Chromatin immunoprecipitation (ChIP) followed by high-throughput sequencing (ChIP-seq) is a powerful method to determine how transcription factors and other chromatin-associated proteins interact with DNA in order to regulate gene transcription. A single ChIP-seq experiment produces large amounts of highly reproducible data. The challenge is to extract knowledge from the data by thoughtful application of appropriate bioinformatics tools.

We have developed a set of software applications for performing common ChIP-seq data analysis tasks across the whole genome, including positional correlation analysis, peak detection, and genome partitioning into signal-rich and signal-poor regions.
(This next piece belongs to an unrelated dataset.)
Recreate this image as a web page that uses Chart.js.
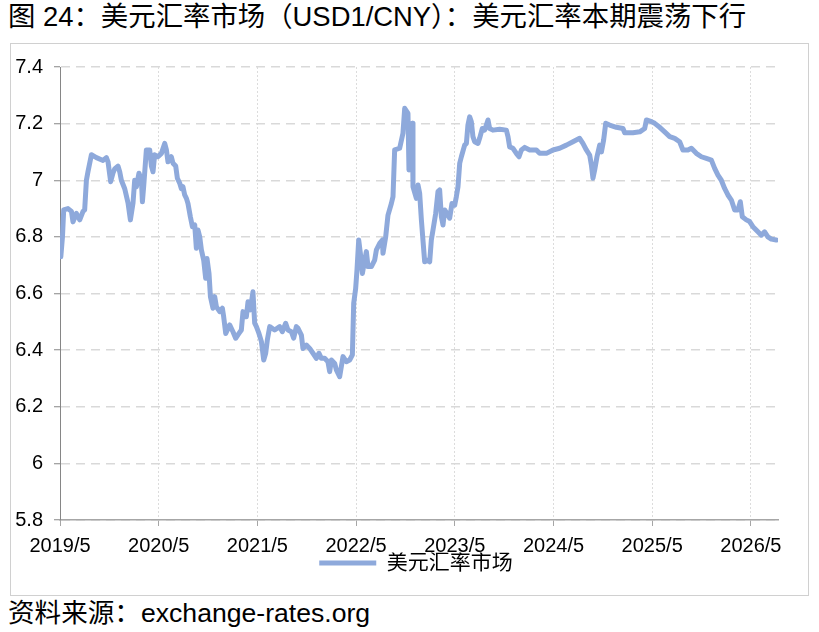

The ChIP-Seq tools exist as stand-alone C programs and include the following programs:

  • chipcor : positional correlation and generation of an aggregation plot for two genomic features;
  • chipextract : extraction of specific genome annotation features around reference genomic anchor points;
  • chipcenter : read shifting;
  • chippeak : narrow peak caller that uses a fixed width peak size;
  • chippart : broad peak caller algorithm used for broad regions of enrichment (i.e. histone marks);
  • chipscore : feature selection tool based on a read count threshold;

Project Description

The ChIP-Seq tools have been designed to be simple, fast and highly modular. Each program carries out a well defined data processing procedure that can potentially fit into a pipeline framework.

As an internal working format, the ChIP-Seq programs use a compact format called SGA (Simplified Genome Annotation). SGA files are single-line-oriented and tab-delimited text files with the following five mandatory fields:

  • Sequence name (Char String)
  • Feature (Char String)
  • Sequence Position (Integer)
  • Strand (+/- or 0)
  • Read Counts (Integer)

Any number of additional fields may be added containing application-specific information.

The Chip-Seq programs require SGA files to be sorted by sequence name, position, and strand. Note that SGA is a generic format that can be used to represent other genome annotations, e.g. the location of transcription start sites (TSS) or cross-genome conservation scores. Orientation-less features will be associated with a strand value of 0.

Technically, the programs are fast and are able to carry out data analysis across an entire SGA-formatted data file (which can be several hundreds of MBs) in a few minutes, thus allowing high-throughput genomic data analysis.

The programs are documented by UNIX style man pages and a README file that explains the installation procedure. The current distribution also contains a number of auxiliary Perl scripts as well as C programs for reformatting and other pre- and post-processing tasks.